Hay algo carnavalesco, advierto yo ahora, en la presencia un tanto grotesca de los actores con pelucas de colores, caminando por las calles de Santa Cruz de Tenerife y haciendo reverencias a una chica cubierta con una desbordante túnica verde que representa la estatua de la libertad.  Las cintas de color rojo que sugerían la sangre adquieren por momentos una grandeza irrisoria gracias a encuadres pictóricos que podrían llevarnos a pensar en una videocreación. 

Rodaje en El Médano
Me sigue gustando la secuencia de la guerra, rodada en unos edificios en ruinas del barrio de Los Llanos, donde ahora se ubica el auditorio, rodada en un par de planos secuencia recorriendo las ruinas con movimientos oscilantes, siguiendo a la pareja y recorriendo el espacio simbólico ocupado por los demás personajes símbolo.

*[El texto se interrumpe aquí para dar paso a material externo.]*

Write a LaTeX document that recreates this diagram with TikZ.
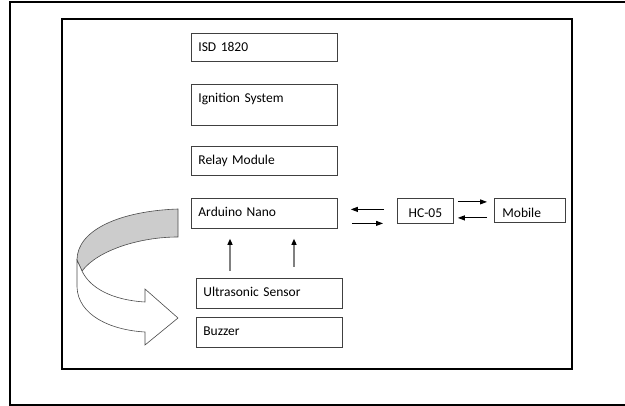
\documentclass[tikz,border=0pt]{standalone}
\usepackage{fontspec}
\setmainfont{Carlito}
\usetikzlibrary{arrows.meta}

\begin{document}
\begin{tikzpicture}[x=1pt,y=-1pt,
    blk/.style={draw=black!75,line width=0.8pt,anchor=north west,inner xsep=7pt,inner ysep=0pt,
      text width=132pt,text height=18pt,align=left,font=\fontsize{13.5}{16}\selectfont},
    harr/.style={line width=0.9pt,shorten <=13pt,shorten >=13pt,-{Triangle[length=7pt,width=5pt]}},
    uparr/.style={draw=black!50,line width=1.2pt,-{Triangle[length=6pt,width=5pt,black]}}]
  \clip (0,0) rectangle (625,406);

  % Frames
  \draw[line width=1.5pt] (10,2) rectangle (640,405);
  \draw[line width=2.6pt] (62,19) rectangle (572,369);

  % Blocks
  \node[blk,text depth=10pt] (isd) at (191,33) {ISD 1820};
  \node[blk,text depth=23pt] (ign) at (191,84) {Ignition System};
  \node[blk,text depth=11pt] (relay) at (191,146) {Relay Module};
  \node[blk,text depth=12pt] (ard) at (191,198) {Arduino Nano};
  \node[blk,text depth=12pt] (ultra) at (196,278) {Ultrasonic Sensor};
  \node[blk,text depth=12pt] (buzz) at (196,317) {Buzzer};
  \node[blk,text depth=6pt,text height=19pt,text width=42pt,align=center] (hc) at (397,198) {HC-05};
  \node[blk,text depth=5pt,text height=19pt,text width=55pt,inner xsep=8pt] (mob) at (494,198) {Mobile};

  % Arduino <-> HC-05
  \coordinate (t1) at ([yshift=4pt]ard.east);
  \coordinate (t2) at ([yshift=-10pt]ard.east);
  \draw[harr] (t1 -| hc.west) -- (t1);
  \draw[harr,shorten <=14pt,shorten >=14pt] (t2) -- (t2 -| hc.west);

  % HC-05 <-> Mobile
  \coordinate (m1) at ([yshift=9pt]hc.east);
  \coordinate (m2) at ([yshift=-7pt]hc.east);
  \draw[harr,shorten <=4pt,shorten >=7pt] (m1) -- (m1 -| mob.west);
  \draw[harr,shorten <=7pt,shorten >=4pt] (m2 -| mob.west) -- (m2);

  % Sensor to Arduino
  \coordinate (u1) at ([xshift=34pt,yshift=7pt]ultra.north west);
  \coordinate (u2) at ([xshift=98pt,yshift=11pt]ultra.north west);
  \draw[uparr,shorten >=10pt] (u1) -- (u1 |- ard.south);
  \draw[uparr,shorten >=10pt] (u2) -- (u2 |- ard.south);

  % Curved arrow
  \draw[draw=black!70,line width=0.6pt,fill=black!20]
    (178,209) .. controls (120,211) and (77,230) .. (77,260)
    -- (82,271) .. controls (98,250) and (140,237) .. (178,237) -- cycle;
  \draw[draw=black!70,line width=0.6pt,fill=white]
    (77,260) -- (77,287) .. controls (78,315) and (110,330) .. (145,332)
    -- (145,345) -- (178,318) -- (145,289) -- (145,302)
    .. controls (112,300) and (90,288) .. (82,271) -- cycle;
\end{tikzpicture}
\end{document}
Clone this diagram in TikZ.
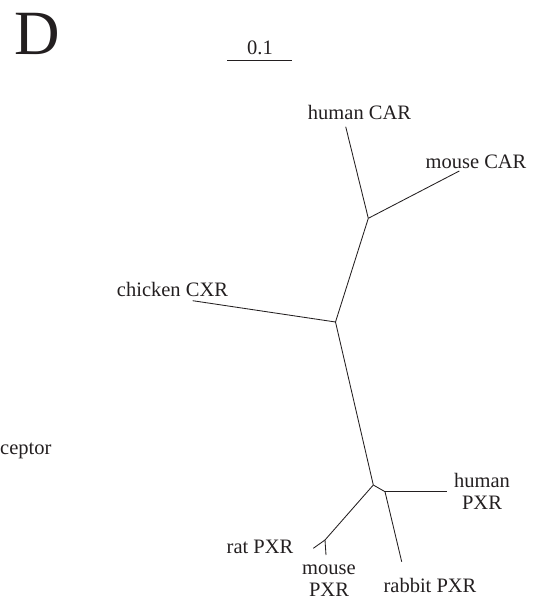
\documentclass[tikz,border=0pt]{standalone}
\usepackage{fontspec}
\setmainfont{Liberation Serif}
\definecolor{ink}{HTML}{231F20}
\begin{document}
\begin{tikzpicture}[x=1pt,y=-1pt,
  branch/.style={draw=ink,line width=0.85pt},
  lbl/.style={inner sep=0pt,text=ink,font=\fontsize{20.5}{22}\selectfont,align=center}]
\useasboundingbox (0,0) rectangle (533,607);
% panel letter
\node[inner sep=0pt,text=ink,font=\fontsize{63}{63}\selectfont,anchor=base west] (D) at (14,55) {D};
% scale bar
\coordinate (s1) at (227,60);
\coordinate (s2) at (292,60);
\draw[branch] (s1) -- (s2);
\node[lbl] (scl) at (260,48) {0.1};
% internal nodes
\coordinate (nCAR) at (368.3,218.3);
\coordinate (nMid) at (335.5,322);
\coordinate (nPXR) at (373.3,485);
\coordinate (nPXR2) at (385,491.7);
\coordinate (nRM) at (325,540);
% leaves
\coordinate (lhCAR) at (345.7,126.7);
\coordinate (lmCAR) at (459.3,171);
\coordinate (lcCXR) at (192.7,300.7);
\coordinate (lhPXR) at (446.7,491.7);
\coordinate (lrbPXR) at (401.7,561.7);
\coordinate (lrPXR) at (313.3,548.3);
\coordinate (lmPXR) at (326,555);
% branches
\draw[branch] (lhCAR) -- (nCAR);
\draw[branch] (lmCAR) -- (nCAR);
\draw[branch] (nCAR) -- (nMid);
\draw[branch] (lcCXR) -- (nMid);
\draw[branch] (nMid) -- (nPXR);
\draw[branch] (nPXR) -- (nPXR2);
\draw[branch] (nPXR2) -- (lhPXR);
\draw[branch] (nPXR2) -- (lrbPXR);
\draw[branch] (nPXR) -- (nRM);
\draw[branch] (nRM) -- (lrPXR);
\draw[branch] (nRM) -- (lmPXR);
% labels
\node[lbl] (thCAR) at (359.5,112) {human CAR};
\node[lbl] (tmCAR) at (476,162) {mouse CAR};
\node[lbl] (tcCXR) at (172.5,289) {chicken CXR};
\node[lbl] (thPXR) at (482,491) {human\\PXR};
\node[lbl] (trPXR) at (260,547) {rat PXR};
\node[lbl] (tmPXR) at (329,581) {mouse\\PXR};
\node[lbl] (trbPXR) at (430,585) {rabbit PXR};
\node[lbl,anchor=west] (tcep) at (0,451) {ceptor};
\end{tikzpicture}
\end{document}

Del grupo de amigos que nos acompañaron, con los que rodamos algún corto de vez en cuando, escuché un par de comentarios que me hicieron reflexionar. Uno de ellos, a modo de broma, exclamó que parecía que todos los que habían participado en el film estaban fumados, lo que me llevó a pensar en el aspecto lisérgico y alucinatorio de una época en la que se experimentó una mirada nueva sobre el mundo y que produjo extrañas novelas, montajes teatrales y películas que consumía nuestra generación. Seguramente, aquello que hacíamos nosotros quedaba marcado por aquellas obras, impregnado por la sensibilidad del momento.

Otra de las impresiones que rescaté ese día fue la continua sensación de oprobio que se experimentaba durante la proyección, un malestar profundo que se desprendía de la obra, como un comentario implícito al sometimiento de una dictadura inacabable que no nos dejaba vivir, y que de alguna forma se cuela en la manera en que Eduardo Camacho dirigía a los actores y en el movimiento a veces desesperado, inacabable, de la cámara alrededor de los personajes, en el sonido torturante de pilones y taladradoras, de cláxones y motores sobre la imagen desnuda de unos actores en medio de una ciudad abandonada.